The Card review – cheeky chappy comes up trumps in a twisty tale of social mobility

Gareth Cassidy in The Card.
Rags to riches … Gareth Cassidy in The Card. Photograph: Andrew Billington Photography

Downstairs, in Fenton town hall’s cute cafe, local theatregoers spot me as an out-of-towner and begin speaking of their region’s once glorious past, from its potteries to its literary godfather in Arnold Bennett, before getting on to Brexit and this corner of Stoke-on-Trent, which, they say, has been so badly “left behind”.

Upstairs, Bennett’s long-gone world of wealth, upward-mobility and opportunity, brought to life on the hall’s handsome ballroom, gives their words poignancy. The drama features the fictional town of Bursley in 19th-century Stoke and its protagonist is the incorrigible Denry Machin, a left-behind of the Victorian era at the start and humble son of a washerwoman.

Except that this wily upstart discovers his talent for financial opportunism to duck and dive his way from rags to riches. Bennett’s typically twisty tale of aspiration and social mobility is adapted by Deborah McAndrew and directed by Conrad Nelson with such wit and ingenuity that it trumps even the roguish charm of the 1952 film of Bennett’s novel featuring Alec Guinness.
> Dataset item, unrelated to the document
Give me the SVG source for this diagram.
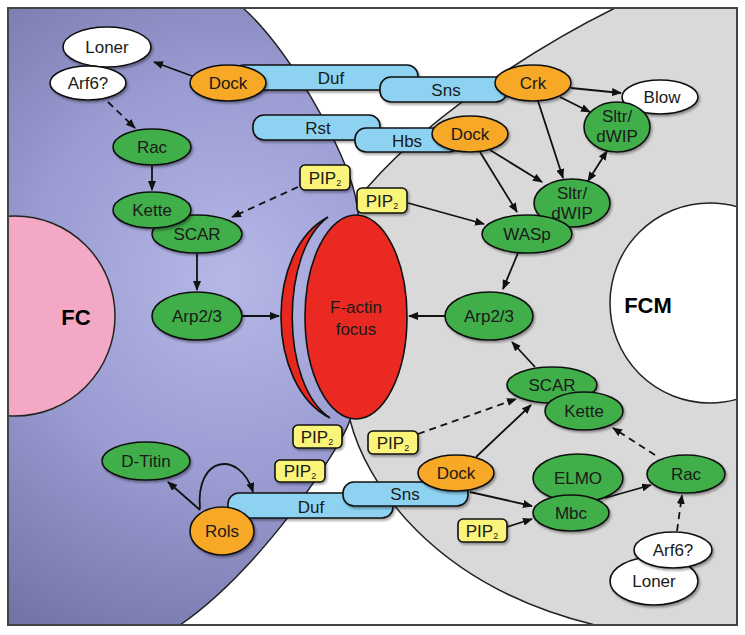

Denry (Gareth Cassidy) quickly rises from lowly clerk to the town’s youngest mayor after a series of madcap money-making schemes. He is the consummate capitalist entrepreneur who makes his wealth from different forms of rent collecting and money lending – a benign version of Dickens’ Scrooge – although the sharper, more self-serving edges of Bennett’s original tale have been shaved away to render him a “fun” type of Tory here.

Gareth Cassidy and Molly Roberts in The Card.
Madcap schemes … Gareth Cassidy and Molly Roberts in The Card. Photograph: Andrew Billington Photography

Cassidy’s is a far more picaresque figure than Guinness’s Denry (his accent fits better than Guinness’s RP, too) and he plays his part with heavy helpings of cheeky-chappie bonhomie.

Best of all is the big, vivid sound of a brass band (led by Jef Sparkes), which brings a lump to the throat from the minute its players march into the hall. There is delicate song, dance and twinkling meta-moments alongside the comedy, with a kazoo-like sound from a brass instrument for comic effect, and a thrilling number in which a typewriter is “played” alongside the band.

Actors from the Claybody Community Company play violins, flutes and sing liltingly, as well as doubling up in their parts, enacting scenes as well as becoming narrators.

Jessica Dyas is particularly winning as the tartly aspirational Ruth, while Denry’s mother is played by the burly, bearded Howard Chadwick, in a shawl and bonnet, with all the growly charm of Steve Pemberton in his League of Gentlemen days.

Dawn Allsopp’s set is light and gestural and the production emanates both mischief and stateliness, never too frantic despite the plot turns and fast physical scenes, with a full and fluid use of the long traverse ballroom space. Allsopp’s costumes are understated but beautiful: the men in tails at the opening ball, the women in pale-blue dresses whose shades are repeated in the band’s colours.

The comedy sometimes seems too cartoonish, the characters flat, but they grow to become touching. There is a timeless elegance to it all and it is oddly moving by the end, despite the knowing winks and meta moments. This might easily be entertainment for audiences of more than a century ago or equally for now, and represents the best of community theatre.